» Problem requirements
Can you copy out the data exactly? Leave the images out.

[Figure scripts]
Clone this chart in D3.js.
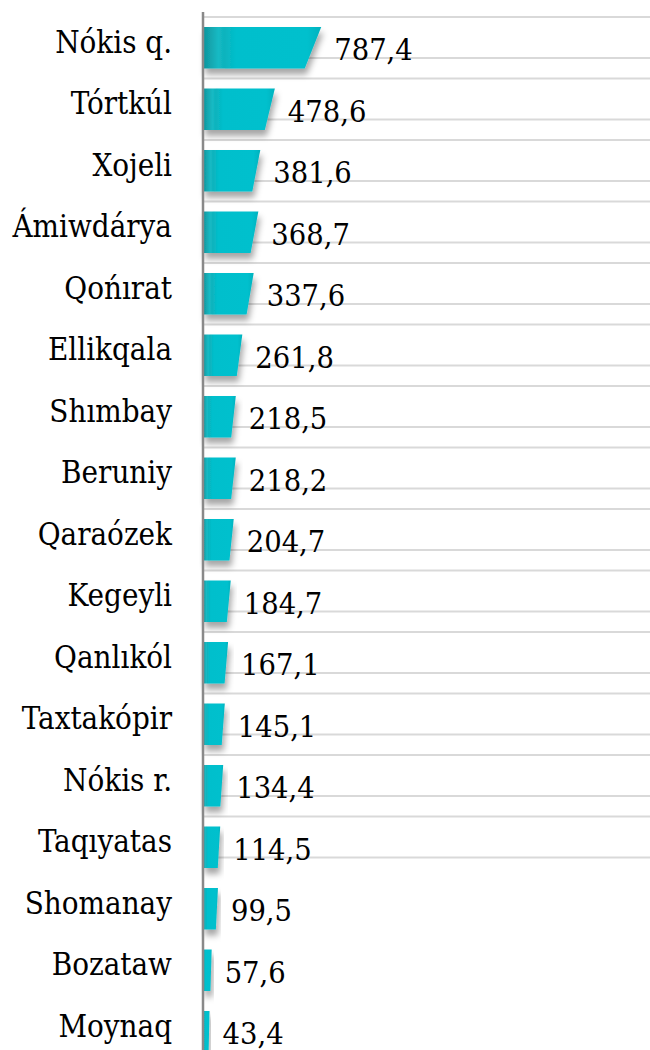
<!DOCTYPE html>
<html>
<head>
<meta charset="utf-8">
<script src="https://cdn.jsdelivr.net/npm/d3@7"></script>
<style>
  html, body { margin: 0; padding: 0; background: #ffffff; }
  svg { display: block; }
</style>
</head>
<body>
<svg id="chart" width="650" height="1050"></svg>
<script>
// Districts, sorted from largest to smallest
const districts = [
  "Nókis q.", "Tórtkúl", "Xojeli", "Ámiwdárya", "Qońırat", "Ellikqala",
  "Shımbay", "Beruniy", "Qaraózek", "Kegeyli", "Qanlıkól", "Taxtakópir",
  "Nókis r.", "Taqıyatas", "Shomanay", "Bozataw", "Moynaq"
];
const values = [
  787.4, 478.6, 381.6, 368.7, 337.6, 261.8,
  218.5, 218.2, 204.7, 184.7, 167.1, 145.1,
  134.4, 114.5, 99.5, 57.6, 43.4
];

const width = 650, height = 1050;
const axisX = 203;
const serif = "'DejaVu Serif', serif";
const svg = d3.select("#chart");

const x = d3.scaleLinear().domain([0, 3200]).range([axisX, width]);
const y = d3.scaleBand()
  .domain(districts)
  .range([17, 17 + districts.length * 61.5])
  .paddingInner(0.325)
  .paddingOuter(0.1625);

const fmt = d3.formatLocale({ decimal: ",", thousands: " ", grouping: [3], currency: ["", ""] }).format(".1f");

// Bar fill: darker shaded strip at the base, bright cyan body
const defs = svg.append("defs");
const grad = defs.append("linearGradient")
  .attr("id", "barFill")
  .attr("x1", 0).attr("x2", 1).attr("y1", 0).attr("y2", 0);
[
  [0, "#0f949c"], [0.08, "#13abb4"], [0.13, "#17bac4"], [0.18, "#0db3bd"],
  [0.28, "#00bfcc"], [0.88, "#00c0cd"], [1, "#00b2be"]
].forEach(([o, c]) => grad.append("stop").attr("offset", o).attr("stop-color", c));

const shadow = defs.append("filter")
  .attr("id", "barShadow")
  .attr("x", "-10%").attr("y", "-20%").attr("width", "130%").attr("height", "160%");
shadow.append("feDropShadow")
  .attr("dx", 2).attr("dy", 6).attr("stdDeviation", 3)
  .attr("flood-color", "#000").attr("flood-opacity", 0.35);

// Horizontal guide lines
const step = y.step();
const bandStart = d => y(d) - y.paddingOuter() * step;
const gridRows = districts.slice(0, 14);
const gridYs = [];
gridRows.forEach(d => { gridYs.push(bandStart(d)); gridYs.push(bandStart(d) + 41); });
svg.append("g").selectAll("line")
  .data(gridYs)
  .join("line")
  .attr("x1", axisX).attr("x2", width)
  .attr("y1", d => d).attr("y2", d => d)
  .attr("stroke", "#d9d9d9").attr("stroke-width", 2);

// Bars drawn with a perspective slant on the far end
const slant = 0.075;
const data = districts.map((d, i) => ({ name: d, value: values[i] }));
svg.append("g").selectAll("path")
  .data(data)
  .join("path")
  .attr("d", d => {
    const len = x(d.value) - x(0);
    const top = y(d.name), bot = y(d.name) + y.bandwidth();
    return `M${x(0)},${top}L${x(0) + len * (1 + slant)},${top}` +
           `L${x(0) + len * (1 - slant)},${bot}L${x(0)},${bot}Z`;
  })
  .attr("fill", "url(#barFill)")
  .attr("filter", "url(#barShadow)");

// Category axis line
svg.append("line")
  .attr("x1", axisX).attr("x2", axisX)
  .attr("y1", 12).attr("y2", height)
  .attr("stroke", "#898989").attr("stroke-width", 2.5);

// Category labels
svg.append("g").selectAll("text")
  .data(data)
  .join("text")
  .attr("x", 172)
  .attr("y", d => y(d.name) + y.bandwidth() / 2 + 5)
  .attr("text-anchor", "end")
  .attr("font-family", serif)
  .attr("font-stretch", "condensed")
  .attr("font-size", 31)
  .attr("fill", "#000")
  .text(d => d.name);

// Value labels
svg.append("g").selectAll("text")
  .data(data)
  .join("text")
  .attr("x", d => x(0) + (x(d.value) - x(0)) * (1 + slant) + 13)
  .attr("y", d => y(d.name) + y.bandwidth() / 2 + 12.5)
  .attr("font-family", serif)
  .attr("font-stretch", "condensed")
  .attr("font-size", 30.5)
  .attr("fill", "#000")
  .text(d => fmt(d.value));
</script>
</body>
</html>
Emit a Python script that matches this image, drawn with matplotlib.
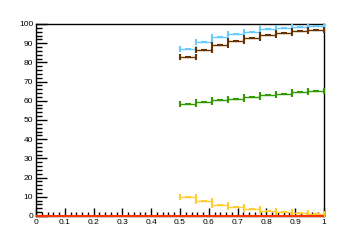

» Answer to this problem
Clone this chart in D3.js.
<!DOCTYPE html>
<html>
<head>
<meta charset="utf-8">
<script src="https://cdn.jsdelivr.net/npm/d3@7"></script>
<style>
  html, body { margin: 0; padding: 0; background: #ffffff; }
  svg { display: block; }
</style>
</head>
<body>
<svg id="chart" width="650" height="1050"></svg>
<script>
// Districts, sorted from largest to smallest
const districts = [
  "Nókis q.", "Tórtkúl", "Xojeli", "Ámiwdárya", "Qońırat", "Ellikqala",
  "Shımbay", "Beruniy", "Qaraózek", "Kegeyli", "Qanlıkól", "Taxtakópir",
  "Nókis r.", "Taqıyatas", "Shomanay", "Bozataw", "Moynaq"
];
const values = [
  787.4, 478.6, 381.6, 368.7, 337.6, 261.8,
  218.5, 218.2, 204.7, 184.7, 167.1, 145.1,
  134.4, 114.5, 99.5, 57.6, 43.4
];

const width = 650, height = 1050;
const axisX = 203;
const serif = "'DejaVu Serif', serif";
const svg = d3.select("#chart");

const x = d3.scaleLinear().domain([0, 3200]).range([axisX, width]);
const y = d3.scaleBand()
  .domain(districts)
  .range([17, 17 + districts.length * 61.5])
  .paddingInner(0.325)
  .paddingOuter(0.1625);

const fmt = d3.formatLocale({ decimal: ",", thousands: " ", grouping: [3], currency: ["", ""] }).format(".1f");

// Bar fill: darker shaded strip at the base, bright cyan body
const defs = svg.append("defs");
const grad = defs.append("linearGradient")
  .attr("id", "barFill")
  .attr("x1", 0).attr("x2", 1).attr("y1", 0).attr("y2", 0);
[
  [0, "#0f949c"], [0.08, "#13abb4"], [0.13, "#17bac4"], [0.18, "#0db3bd"],
  [0.28, "#00bfcc"], [0.88, "#00c0cd"], [1, "#00b2be"]
].forEach(([o, c]) => grad.append("stop").attr("offset", o).attr("stop-color", c));

const shadow = defs.append("filter")
  .attr("id", "barShadow")
  .attr("x", "-10%").attr("y", "-20%").attr("width", "130%").attr("height", "160%");
shadow.append("feDropShadow")
  .attr("dx", 2).attr("dy", 6).attr("stdDeviation", 3)
  .attr("flood-color", "#000").attr("flood-opacity", 0.35);

// Horizontal guide lines
const step = y.step();
const bandStart = d => y(d) - y.paddingOuter() * step;
const gridRows = districts.slice(0, 14);
const gridYs = [];
gridRows.forEach(d => { gridYs.push(bandStart(d)); gridYs.push(bandStart(d) + 41); });
svg.append("g").selectAll("line")
  .data(gridYs)
  .join("line")
  .attr("x1", axisX).attr("x2", width)
  .attr("y1", d => d).attr("y2", d => d)
  .attr("stroke", "#d9d9d9").attr("stroke-width", 2);

// Bars drawn with a perspective slant on the far end
const slant = 0.075;
const data = districts.map((d, i) => ({ name: d, value: values[i] }));
svg.append("g").selectAll("path")
  .data(data)
  .join("path")
  .attr("d", d => {
    const len = x(d.value) - x(0);
    const top = y(d.name), bot = y(d.name) + y.bandwidth();
    return `M${x(0)},${top}L${x(0) + len * (1 + slant)},${top}` +
           `L${x(0) + len * (1 - slant)},${bot}L${x(0)},${bot}Z`;
  })
  .attr("fill", "url(#barFill)")
  .attr("filter", "url(#barShadow)");

// Category axis line
svg.append("line")
  .attr("x1", axisX).attr("x2", axisX)
  .attr("y1", 12).attr("y2", height)
  .attr("stroke", "#898989").attr("stroke-width", 2.5);

// Category labels
svg.append("g").selectAll("text")
  .data(data)
  .join("text")
  .attr("x", 172)
  .attr("y", d => y(d.name) + y.bandwidth() / 2 + 5)
  .attr("text-anchor", "end")
  .attr("font-family", serif)
  .attr("font-stretch", "condensed")
  .attr("font-size", 31)
  .attr("fill", "#000")
  .text(d => d.name);

// Value labels
svg.append("g").selectAll("text")
  .data(data)
  .join("text")
  .attr("x", d => x(0) + (x(d.value) - x(0)) * (1 + slant) + 13)
  .attr("y", d => y(d.name) + y.bandwidth() / 2 + 12.5)
  .attr("font-family", serif)
  .attr("font-stretch", "condensed")
  .attr("font-size", 30.5)
  .attr("fill", "#000")
  .text(d => fmt(d.value));
</script>
</body>
</html>
Emit a Python script that matches this image, drawn with matplotlib.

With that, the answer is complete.